- Born: 17 September 1898 Montreal, Canada
- Died: 26 June 1918 (aged 19) Neuville-Saint-Rémy, France
- Allegiance: British Empire
- Branch: Royal Flying Corps
- Service years: 1915–1918
- Rank: Lieutenant
- Unit: No. 65 Squadron RAF
- Awards: Croix de Guerre

= Edward Carter Eaton =

Canadian flying ace

Edward Carter Eaton (17 September 1898 – 26 June 1918) was a Canadian First World War flying ace credited with five confirmed aerial victories.

==Biography==
Eaton was born in Montreal, Canada on 17 September 1898. At the time of his enlistment on 11 August 1915, he gave his birth date as 1896. He was 5 feet 6 inches tall, with dark hair and hazel eyes.

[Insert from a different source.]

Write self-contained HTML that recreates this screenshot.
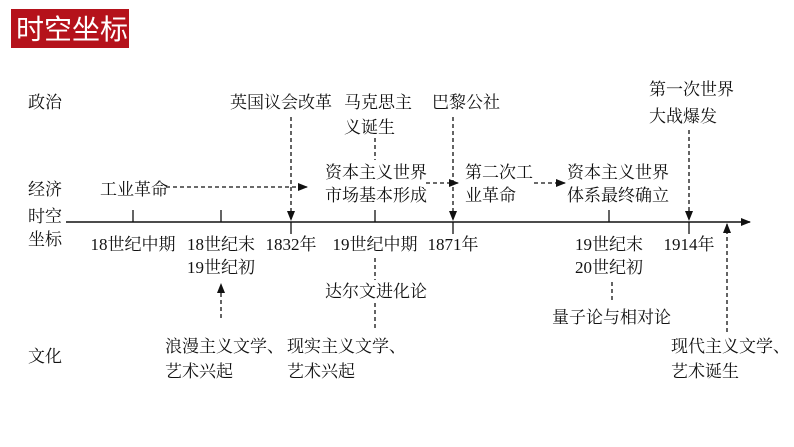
<!DOCTYPE html>
<html><head><meta charset="utf-8"><style>
html,body{margin:0;padding:0;background:#fff;}
svg{display:block;}
text{font-family:"Liberation Serif","Noto Serif CJK SC",serif;font-size:17px;fill:#111;}
</style></head><body>
<svg width="794" height="447" viewBox="0 0 794 447" xmlns="http://www.w3.org/2000/svg">
<defs>
<marker id="a" markerWidth="10" markerHeight="8" refX="9" refY="4" orient="auto" markerUnits="userSpaceOnUse"><path d="M0,0 L10,4 L0,8 Z" fill="#111"/></marker>
</defs>
<rect x="11" y="9" width="118" height="39" fill="#b5121b"/>
<text x="16" y="39" style="font-size:28px;fill:#fff;font-family:'Noto Sans CJK SC',sans-serif">时空坐标</text>

<text x="28" y="108">政治</text>
<text x="28" y="195">经济</text>
<text x="28" y="222">时空</text>
<text x="28" y="245">坐标</text>
<text x="28" y="362">文化</text>

<line x1="66" y1="222" x2="750" y2="222" stroke="#111" stroke-width="1.5" marker-end="url(#a)"/>
<g stroke="#111" stroke-width="1.3">
<line x1="133" y1="210" x2="133" y2="222"/>
<line x1="221" y1="210" x2="221" y2="222"/>
<line x1="291" y1="222" x2="291" y2="234"/>
<line x1="375" y1="210" x2="375" y2="222"/>
<line x1="453" y1="222" x2="453" y2="234"/>
<line x1="609" y1="210" x2="609" y2="222"/>
<line x1="689" y1="222" x2="689" y2="234"/>
</g>

<g text-anchor="middle">
<text x="133" y="250">18世纪中期</text>
<text x="221" y="250">18世纪末</text>
<text x="221" y="273">19世纪初</text>
<text x="291" y="250">1832年</text>
<text x="375" y="250">19世纪中期</text>
<text x="453" y="250">1871年</text>
<text x="609" y="250">19世纪末</text>
<text x="609" y="273">20世纪初</text>
<text x="689" y="250">1914年</text>
</g>

<text x="230" y="108">英国议会改革</text>
<text x="344" y="108">马克思主</text>
<text x="344" y="133">义诞生</text>
<text x="432" y="108">巴黎公社</text>
<text x="649" y="95">第一次世界</text>
<text x="649" y="122">大战爆发</text>

<text x="100" y="195">工业革命</text>
<text x="325" y="178">资本主义世界</text>
<text x="325" y="201">市场基本形成</text>
<text x="465" y="178">第二次工</text>
<text x="465" y="201">业革命</text>
<text x="567" y="178">资本主义世界</text>
<text x="567" y="201">体系最终确立</text>

<g stroke="#111" stroke-width="1.3" stroke-dasharray="4,3" fill="none">
<line x1="166" y1="187" x2="307" y2="187" marker-end="url(#a)"/>
<line x1="426" y1="183" x2="458" y2="183" marker-end="url(#a)"/>
<line x1="534" y1="183" x2="565" y2="183" marker-end="url(#a)"/>
<line x1="291" y1="117" x2="291" y2="220" marker-end="url(#a)"/>
<line x1="453" y1="117" x2="453" y2="220" marker-end="url(#a)"/>
<line x1="689" y1="130" x2="689" y2="220" marker-end="url(#a)"/>
<line x1="375" y1="138" x2="375" y2="160"/>
<line x1="375" y1="258" x2="375" y2="280"/>
<line x1="375" y1="303" x2="375" y2="328"/>
<line x1="612" y1="282" x2="612" y2="302"/>
<line x1="221" y1="318" x2="221" y2="284" marker-end="url(#a)"/>
<line x1="727" y1="332" x2="727" y2="224" marker-end="url(#a)"/>
</g>

<text x="325" y="297">达尔文进化论</text>
<text x="165" y="352">浪漫主义文学、</text>
<text x="165" y="377">艺术兴起</text>
<text x="287" y="352">现实主义文学、</text>
<text x="287" y="377">艺术兴起</text>
<text x="552" y="323">量子论与相对论</text>
<text x="671" y="352">现代主义文学、</text>
<text x="671" y="377">艺术诞生</text>
</svg>
</body></html>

Eaton served in France during late 1917 with No. 65 Squadron RAF as a Sopwith Camel pilot. In company with a couple of other British pilots, Eaton drove an Albatros D.III down out of control on 23 November 1917 for his first aerial victory. On 4 January 1918, he sent an Albatros D.V down out of control over Passendale. His next two victories came when he and another British pilot destroyed another D.V on 16 February, and a Fokker Dr.1 triplane on 20 May. On 28 May, he drove down a German Pfalz D.III out of control to become an ace.

On 26 June 1918, Eaton was involved in a dogfight, and was shot down and killed by Fritz Rumey.